_WHAT IS REQUIRED_. Drop every picture. Then return, exactly, the lines from the beginning of the listing below through the one containing "blue = '#5B9BD5'".

-- START DATA PROVIDED --

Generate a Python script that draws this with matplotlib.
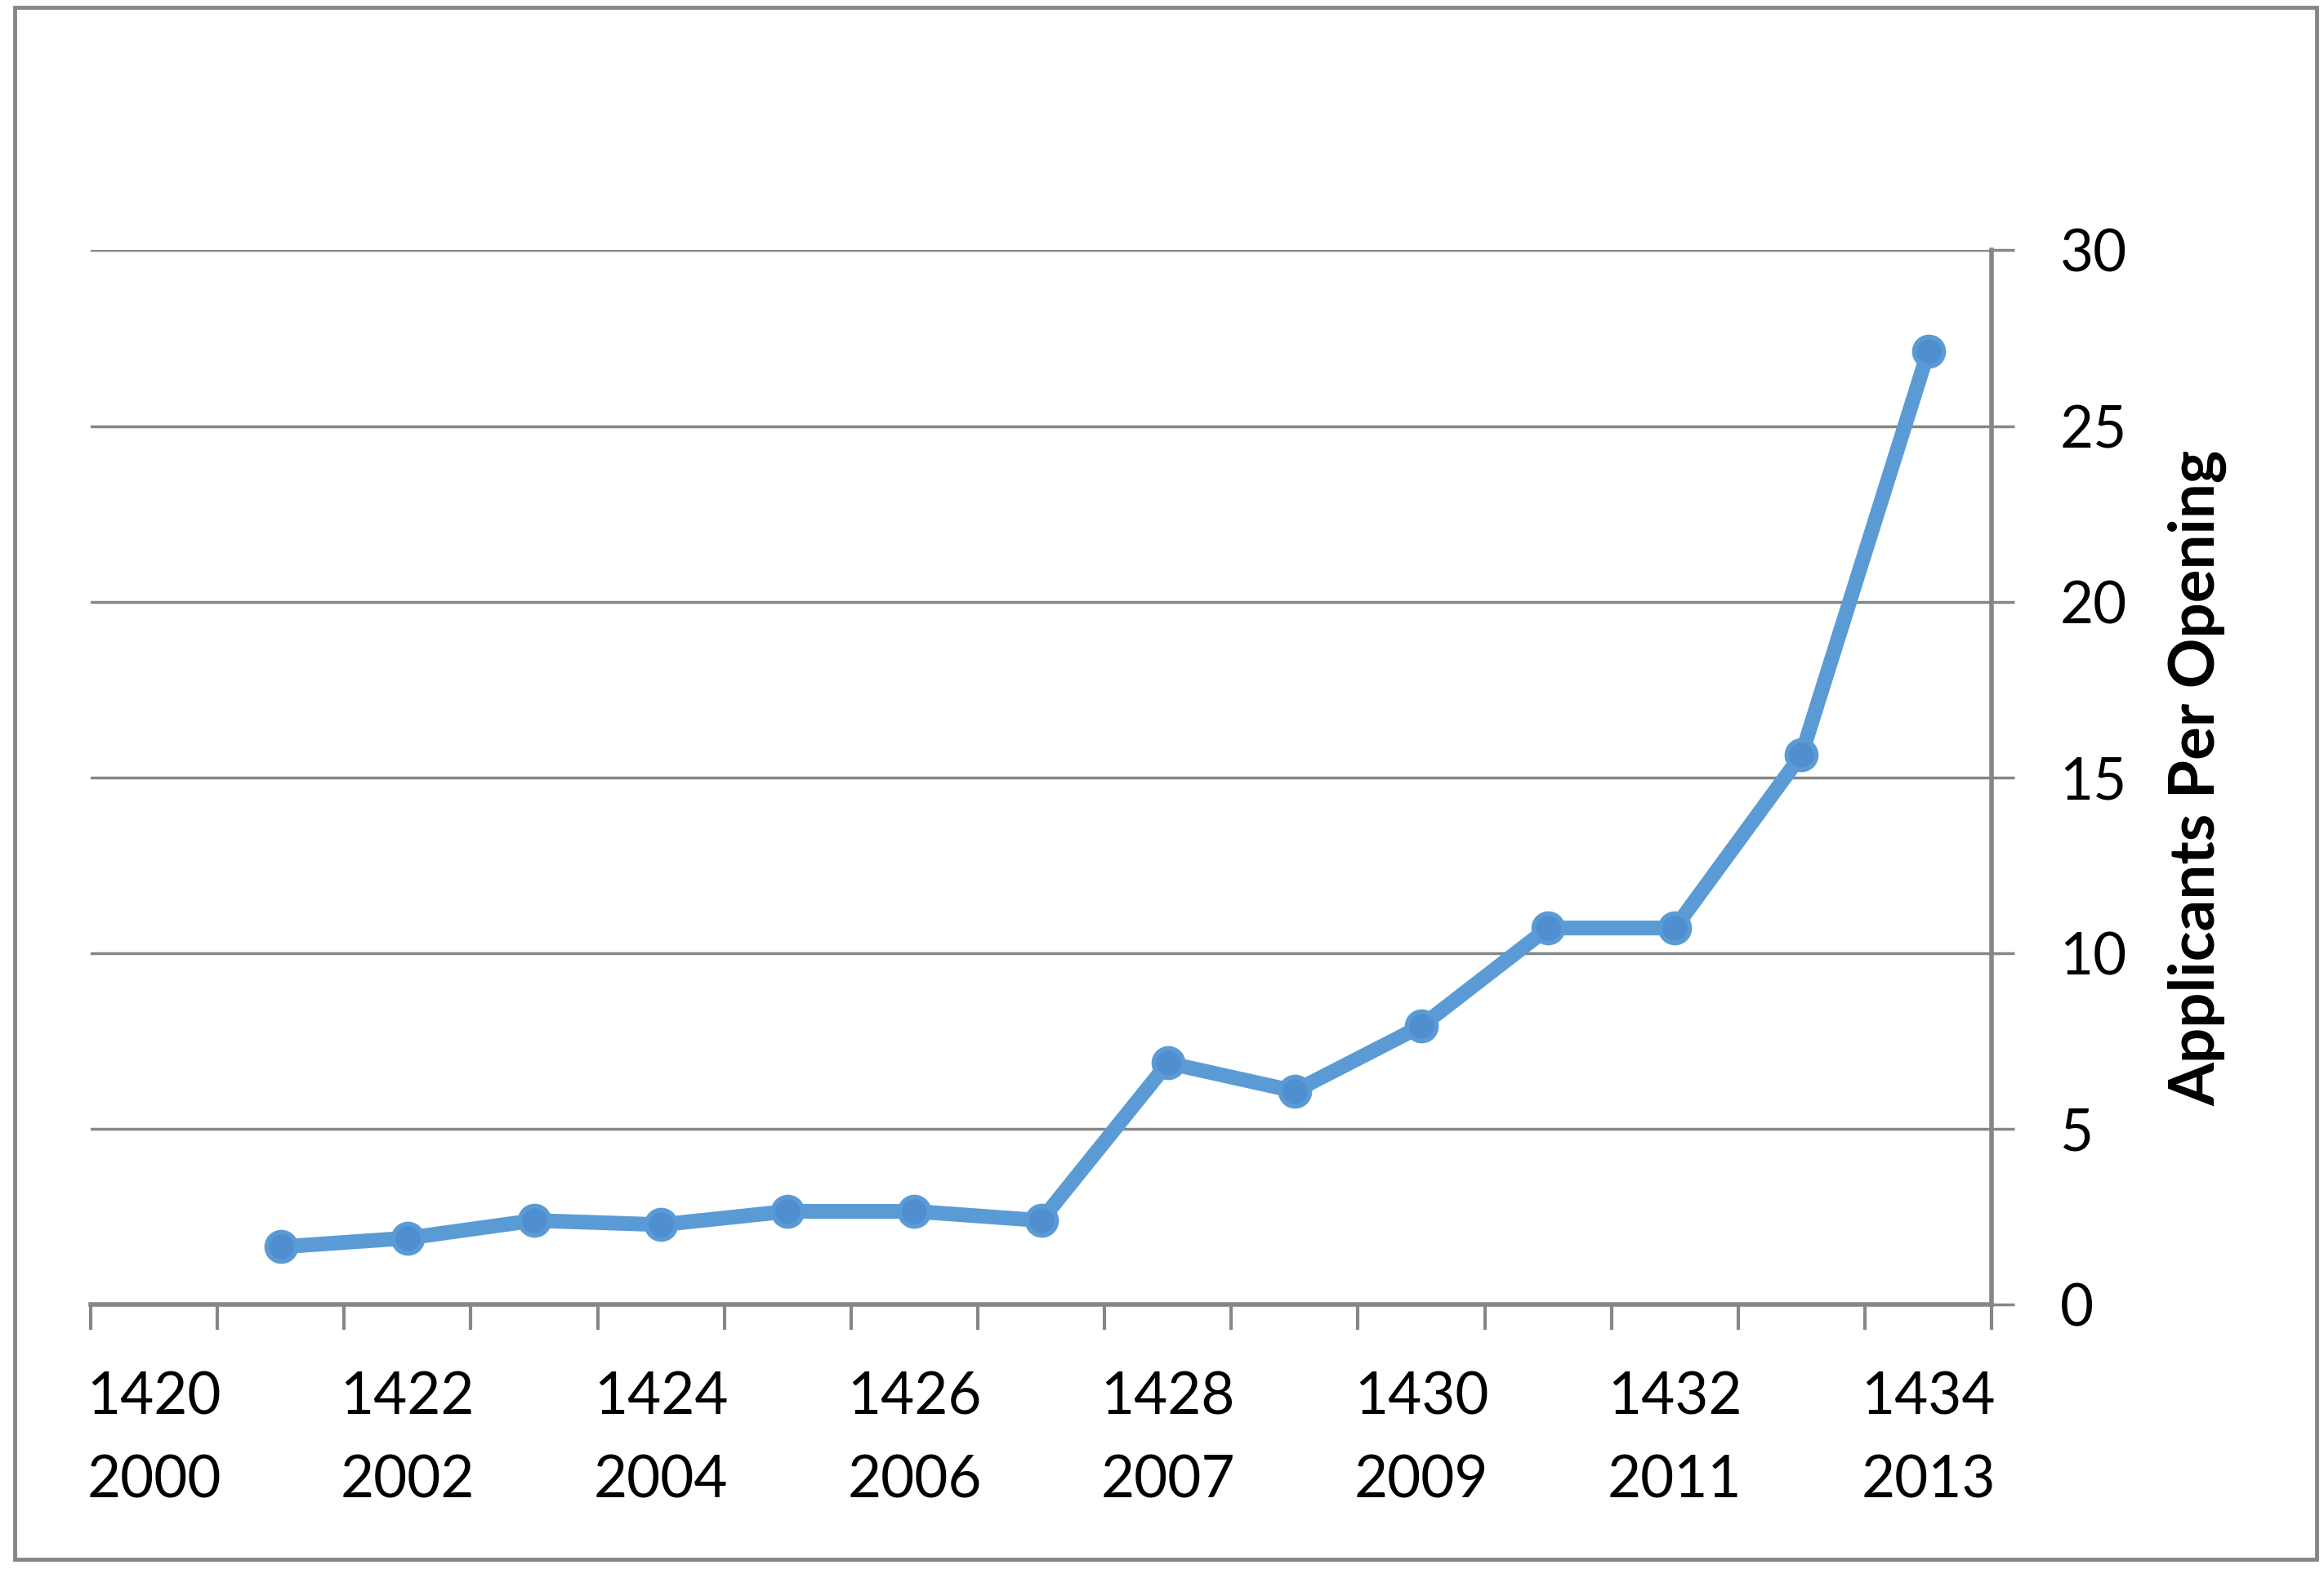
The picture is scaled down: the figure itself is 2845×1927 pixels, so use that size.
import numpy as np
import matplotlib.pyplot as plt
from matplotlib.patches import Rectangle

# Data
categories = [str(y) for y in range(1420, 1435)]
hijri_labels = ['1420', '1422', '1424', '1426', '1428', '1430', '1432', '1434']
greg_labels = ['2000', '2002', '2004', '2006', '2007', '2009', '2011', '2013']
years = list(range(1421, 1435))
applicants = [1.65, 1.9, 2.4, 2.28, 2.66, 2.66, 2.4, 6.88, 6.08, 7.93, 10.72, 10.72, 15.65, 27.13]

plt.rcParams['font.family'] = ['Lato', 'DejaVu Sans']

fig = plt.figure(figsize=(28.45, 19.27), dpi=100)
ax = fig.add_axes([0.039, 0.171, 0.818, 0.670])

grey = '#868686'
blue = '#5B9BD5'

xpos = [categories.index(str(y)) for y in years]
ax.plot(xpos, applicants, color=blue, lw=13, marker='o', ms=26,
        markerfacecolor='#4F8FCF', markeredgecolor=blue, markeredgewidth=4,
        solid_joinstyle='round', zorder=3)

ax.set_xlim(-0.5, len(categories) - 0.5)
ax.set_ylim(0, 30)

# category axis: ticks at boundaries, labels every other category
ax.set_xticks(np.arange(-0.5, len(categories), 1.0))
ax.set_xticklabels([])
ax.set_xticks([categories.index(h) for h in hijri_labels], minor=True)
ax.set_xticklabels([f'{h}\n{g}' for h, g in zip(hijri_labels, greg_labels)],
                   minor=True, fontsize=51, linespacing=1.7)
ax.tick_params(axis='x', which='major', length=22, width=3, color=grey, direction='out')
ax.tick_params(axis='x', which='minor', length=0, pad=58)

ax.yaxis.tick_right()
ax.yaxis.set_label_position('right')
ax.set_yticks(np.arange(0, 31, 5))
ax.tick_params(axis='y', length=20, width=2.5, color=grey, pad=40, labelsize=51)
ax.set_ylabel('Applicants Per Opening', fontsize=55, fontweight='bold', labelpad=36)

ax.grid(axis='y', color=grey, lw=2.5)
ax.set_axisbelow(True)
for s in ['top', 'left']:
    ax.spines[s].set_visible(False)
for s in ['bottom', 'right']:
    ax.spines[s].set_color(grey)
    ax.spines[s].set_linewidth(4)

fig.patches.append(Rectangle((0.0063, 0.0093), 0.9906, 0.986, transform=fig.transFigure,
                             fill=False, edgecolor=grey, lw=3.5))

fig.savefig('out.png', dpi=100)
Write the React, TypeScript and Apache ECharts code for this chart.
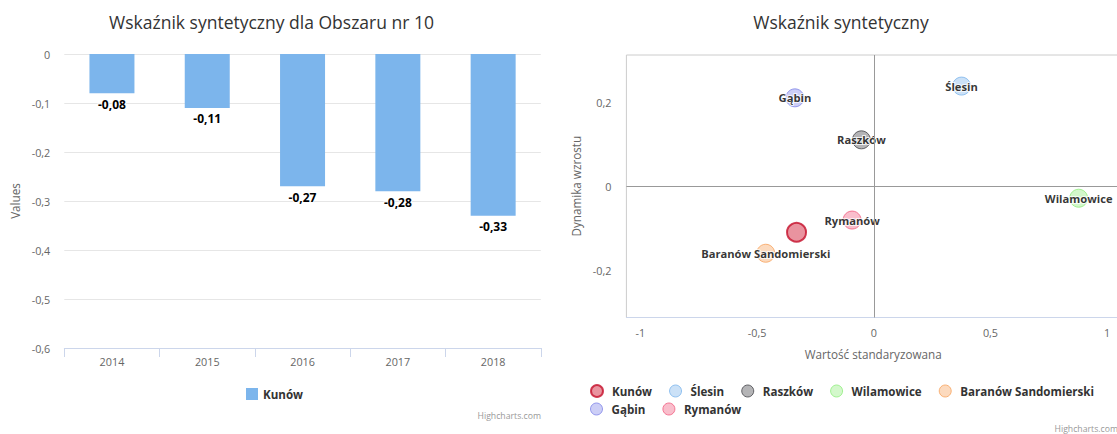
import React, { useEffect, useRef } from 'react';
import * as echarts from 'echarts';

// ---------- data ----------
const years = ['2014', '2015', '2016', '2017', '2018'];
const kunowValues = [-0.08, -0.11, -0.27, -0.28, -0.33];

const towns = ['Kunów', 'Ślesin', 'Raszków', 'Wilamowice', 'Baranów Sandomierski', 'Gąbin', 'Rymanów'];
const standardized = [-0.331, 0.376, -0.053, 0.878, -0.463, -0.338, -0.093];
const growth = [-0.11, 0.238, 0.11, -0.029, -0.16, 0.21, -0.081];
const townColors = ['#c40f2a', '#7cb5ec', '#434348', '#90ed7d', '#f7a35c', '#8085e9', '#f15c80'];
const townFills = [
  'rgba(210,30,55,0.6)',
  'rgba(124,181,236,0.5)',
  'rgba(67,67,72,0.5)',
  'rgba(144,237,125,0.5)',
  'rgba(247,163,92,0.5)',
  'rgba(128,133,233,0.5)',
  'rgba(241,92,128,0.5)',
];
const legendRow1 = ['Kunów', 'Ślesin', 'Raszków', 'Wilamowice', 'Baranów Sandomierski'];
const legendRow2 = ['Gąbin', 'Rymanów'];

const xTickValues = [-1, -0.5, 0, 0.5, 1];
const yTickValues = [-0.2, 0, 0.2];

const FONT = '"Open Sans", sans-serif';
const fmt = (v: number) => String(Number(Number(v).toFixed(2))).replace('.', ',');

export default function App() {
  const leftRef = useRef<HTMLDivElement>(null);
  const rightRef = useRef<HTMLDivElement>(null);

  useEffect(() => {
    const left = echarts.init(leftRef.current!, undefined, { renderer: 'svg' });
    const right = echarts.init(rightRef.current!, undefined, { renderer: 'svg' });

    const titleStyle = { fontFamily: FONT, fontSize: 17.5, fontWeight: 'normal', color: '#333333' };
    const axisLabelStyle = { color: '#666666', fontFamily: FONT, fontSize: 10.8 };
    const axisNameStyle = { color: '#666666', fontFamily: FONT, fontSize: 11.7 };
    const legendText = { fontFamily: FONT, fontSize: 11.6, fontWeight: 'bold', color: '#333333' };

    left.setOption({
      animation: false,
      title: {
        text: 'Wskaźnik syntetyczny dla Obszaru nr 10',
        left: 271.5,
        top: 13,
        padding: 0,
        textAlign: 'center',
        textStyle: titleStyle,
      },
      legend: {
        data: ['Kunów'],
        left: 246,
        top: 388,
        padding: 0,
        icon: 'rect',
        itemWidth: 12,
        itemHeight: 12,
        textStyle: legendText,
      },
      grid: { left: 64.3, top: 54, width: 476.5, height: 294 },
      xAxis: {
        type: 'category',
        data: years,
        axisLine: { onZero: false, lineStyle: { color: '#ccd6eb' } },
        axisTick: { show: true, length: 9, lineStyle: { color: '#ccd6eb' } },
        axisLabel: { ...axisLabelStyle, margin: 8 },
      },
      yAxis: {
        type: 'value',
        min: -0.6,
        max: 0,
        interval: 0.1,
        name: 'Values',
        nameLocation: 'middle',
        nameGap: 43,
        nameRotate: 90,
        nameTextStyle: axisNameStyle,
        axisLine: { show: false },
        axisTick: { show: false },
        splitLine: { lineStyle: { color: '#e6e6e6' } },
        axisLabel: { ...axisLabelStyle, margin: 14, formatter: (v: number) => fmt(v) },
      },
      series: [
        {
          type: 'bar',
          name: 'Kunów',
          data: kunowValues,
          barWidth: 45,
          itemStyle: { color: '#7cb5ec' },
          label: {
            show: true,
            position: 'bottom',
            distance: 5,
            formatter: (p: any) => fmt(p.value),
            fontFamily: FONT,
            fontSize: 12,
            fontWeight: 'bold',
            color: '#000000',
            textBorderColor: '#ffffff',
            textBorderWidth: 2,
          },
        },
      ],
      graphic: [
        {
          type: 'text',
          x: 541,
          y: 416,
          style: {
            text: 'Highcharts.com',
            fill: '#999999',
            font: `8.7px ${FONT}`,
            align: 'right',
            verticalAlign: 'middle',
          },
        },
      ],
    });

    right.setOption({
      animation: false,
      title: {
        text: 'Wskaźnik syntetyczny',
        left: 286,
        top: 13,
        padding: 0,
        textAlign: 'center',
        textStyle: titleStyle,
      },
      legend: [
        {
          data: legendRow1.map((n) => (n === 'Kunów' ? { name: n, itemStyle: { borderWidth: 2 } } : n)),
          left: 35,
          top: 384,
          padding: 0,
          icon: 'circle',
          itemWidth: 20,
          itemHeight: 12,
          itemGap: 17,
          itemStyle: { borderWidth: 1 },
          textStyle: legendText,
        },
        {
          data: legendRow2,
          left: 35,
          top: 402.5,
          padding: 0,
          icon: 'circle',
          itemWidth: 20,
          itemHeight: 12,
          itemGap: 17,
          itemStyle: { borderWidth: 1 },
          textStyle: legendText,
        },
      ],
      grid: {
        left: 71.4,
        top: 55,
        width: 493.6,
        height: 262.5,
        show: true,
        borderColor: '#cccccc',
        borderWidth: 1,
      },
      xAxis: {
        type: 'value',
        min: -1.06,
        max: 1.055,
        name: 'Wartość standaryzowana',
        nameLocation: 'middle',
        nameGap: 30,
        nameTextStyle: axisNameStyle,
        axisLine: { show: true, onZero: false, lineStyle: { color: '#ccd6eb' } },
        axisTick: { show: false },
        splitLine: { show: false },
        axisLabel: {
          ...axisLabelStyle,
          margin: 9,
          customValues: xTickValues,
          formatter: (v: number) => fmt(v),
        },
      },
      yAxis: {
        type: 'value',
        min: -0.313,
        max: 0.312,
        name: 'Dynamika wzrostu',
        nameLocation: 'middle',
        nameGap: 44,
        nameRotate: 90,
        nameTextStyle: axisNameStyle,
        axisLine: { show: false, onZero: false },
        axisTick: { show: false },
        splitLine: { show: false },
        axisLabel: {
          ...axisLabelStyle,
          margin: 15,
          customValues: yTickValues,
          formatter: (v: number) => fmt(v),
        },
      },
      series: towns.map((name, i) => ({
        type: 'scatter',
        name,
        data: [[standardized[i], growth[i]]],
        symbolSize: i === 0 ? 19 : 18,
        itemStyle: {
          color: townFills[i],
          borderColor: townColors[i],
          borderWidth: i === 0 ? 2 : 1,
        },
        label: {
          show: i !== 0,
          position: 'inside',
          formatter: name,
          fontFamily: FONT,
          fontSize: 11.2,
          fontWeight: 'bold',
          color: '#000000',
          textBorderColor: '#ffffff',
          textBorderWidth: 2,
        },
        ...(i === 0
          ? {
              markLine: {
                silent: true,
                symbol: ['none', 'none'],
                label: { show: false },
                lineStyle: { color: '#999999', type: 'solid', width: 1 },
                data: [{ xAxis: 0 }, { yAxis: 0 }],
              },
            }
          : {}),
      })),
      graphic: [
        {
          type: 'text',
          x: 563,
          y: 429,
          style: {
            text: 'Highcharts.com',
            fill: '#999999',
            font: `8.7px ${FONT}`,
            align: 'right',
            verticalAlign: 'middle',
          },
        },
      ],
    });

    return () => {
      left.dispose();
      right.dispose();
    };
  }, []);

  return (
    <div
      style={{
        position: 'fixed',
        left: 0,
        top: 0,
        width: 1117,
        height: 434,
        overflow: 'hidden',
        background: '#ffffff',
      }}
    >
      <div ref={leftRef} style={{ position: 'absolute', left: 0, top: 0, width: 555, height: 434 }} />
      <div ref={rightRef} style={{ position: 'absolute', left: 555, top: 0, width: 575, height: 434 }} />
    </div>
  );
}
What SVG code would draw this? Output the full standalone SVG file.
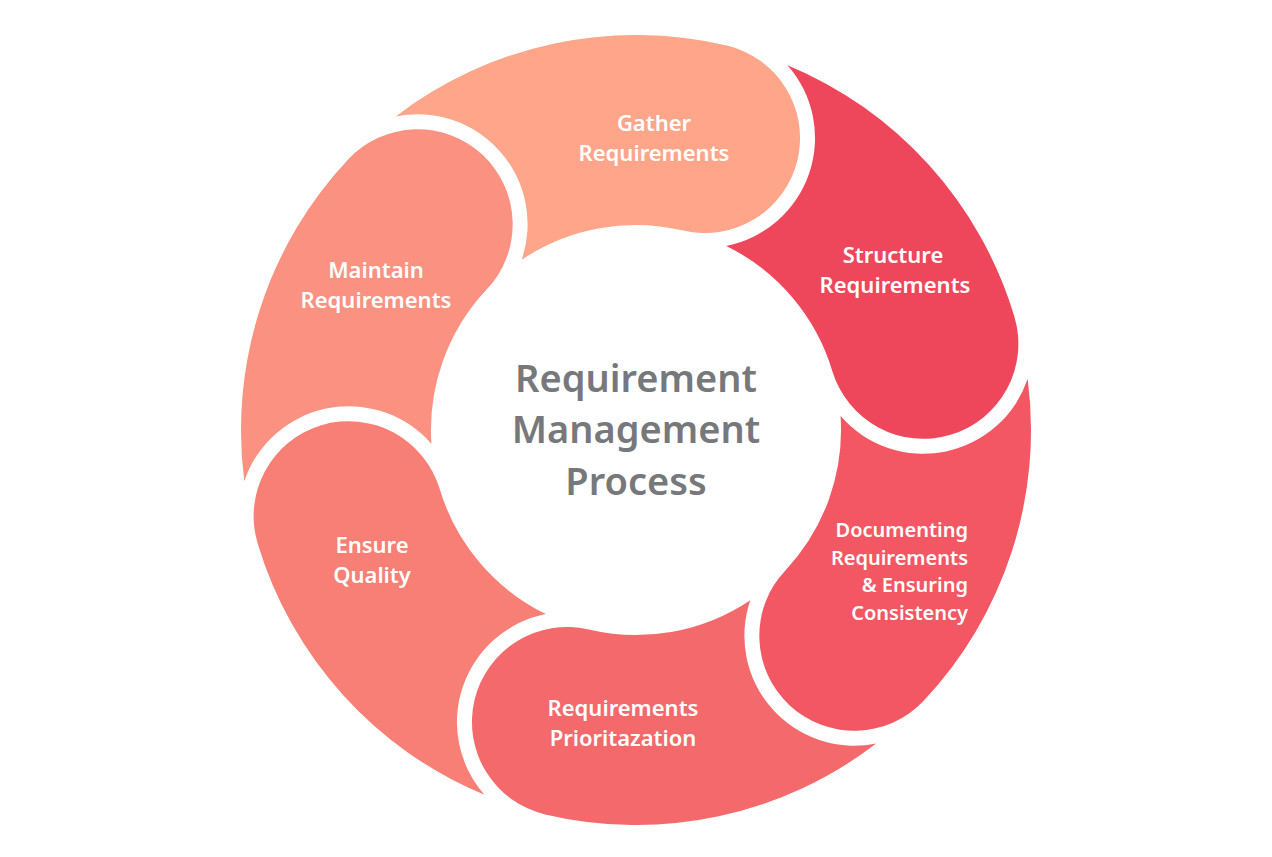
<svg xmlns="http://www.w3.org/2000/svg" width="1272" height="857" viewBox="0 0 1272 857">
<style>
.lbl{font-family:"Noto Sans","Open Sans","Liberation Sans",sans-serif;font-weight:600;font-size:22px;fill:#ffffff;text-anchor:middle}
.doc{font-size:20px;text-anchor:end}
.ctr{font-family:"Noto Sans","Open Sans","Liberation Sans",sans-serif;font-weight:600;font-size:38px;fill:#77787b;text-anchor:middle}
</style>
<defs>
<path id="seg" d="M395.8,116.4 A395,395 0 0 1 726.9,45.6 A95,95 0 0 1 797.5,159.9 A95,95 0 0 1 683.2,230.5 A205,205 0 0 0 521.7,259.8 A110,110 0 0 0 395.8,116.4 Z"/>
</defs>
<rect width="1272" height="857" fill="#ffffff"/>
<g id="connectors"></g>
<g id="gather">
<use href="#seg" fill="#fea58a"/>
<text class="lbl" x="654" y="131">Gather</text>
<text class="lbl" x="654" y="161">Requirements</text>
</g>
<g id="structure">
<use href="#seg" fill="#ee465a" transform="rotate(60 636 430)"/>
<text class="lbl" x="893" y="263">Structure</text>
<text class="lbl" x="895" y="293">Requirements</text>
</g>
<g id="documenting">
<use href="#seg" fill="#f25763" transform="rotate(120 636 430)"/>
<text class="lbl doc" x="968" y="537">Documenting</text>
<text class="lbl doc" x="968" y="565">Requirements</text>
<text class="lbl doc" x="968" y="592">&amp; Ensuring</text>
<text class="lbl doc" x="968" y="620">Consistency</text>
</g>
<g id="prioritization">
<use href="#seg" fill="#f4696b" transform="rotate(180 636 430)"/>
<text class="lbl" x="623" y="716">Requirements</text>
<text class="lbl" x="623" y="746">Prioritazation</text>
</g>
<g id="quality">
<use href="#seg" fill="#f77f75" transform="rotate(240 636 430)"/>
<text class="lbl" x="372" y="553">Ensure</text>
<text class="lbl" x="372" y="583">Quality</text>
</g>
<g id="maintain">
<use href="#seg" fill="#fb9181" transform="rotate(300 636 430)"/>
<text class="lbl" x="376" y="278">Maintain</text>
<text class="lbl" x="376" y="308">Requirements</text>
</g>
<g id="center">
<text class="ctr" x="636" y="392">Requirement</text>
<text class="ctr" x="636" y="443">Management</text>
<text class="ctr" x="636" y="495">Process</text>
</g>
</svg>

-- END DATA PROVIDED --

_SOLUTION TO THIS PROBLEM_.
Generate a Python script that draws this with matplotlib.
The picture is scaled down: the figure itself is 2845×1927 pixels, so use that size.
import numpy as np
import matplotlib.pyplot as plt
from matplotlib.patches import Rectangle

# Data
categories = [str(y) for y in range(1420, 1435)]
hijri_labels = ['1420', '1422', '1424', '1426', '1428', '1430', '1432', '1434']
greg_labels = ['2000', '2002', '2004', '2006', '2007', '2009', '2011', '2013']
years = list(range(1421, 1435))
applicants = [1.65, 1.9, 2.4, 2.28, 2.66, 2.66, 2.4, 6.88, 6.08, 7.93, 10.72, 10.72, 15.65, 27.13]

plt.rcParams['font.family'] = ['Lato', 'DejaVu Sans']

fig = plt.figure(figsize=(28.45, 19.27), dpi=100)
ax = fig.add_axes([0.039, 0.171, 0.818, 0.670])

grey = '#868686'
blue = '#5B9BD5'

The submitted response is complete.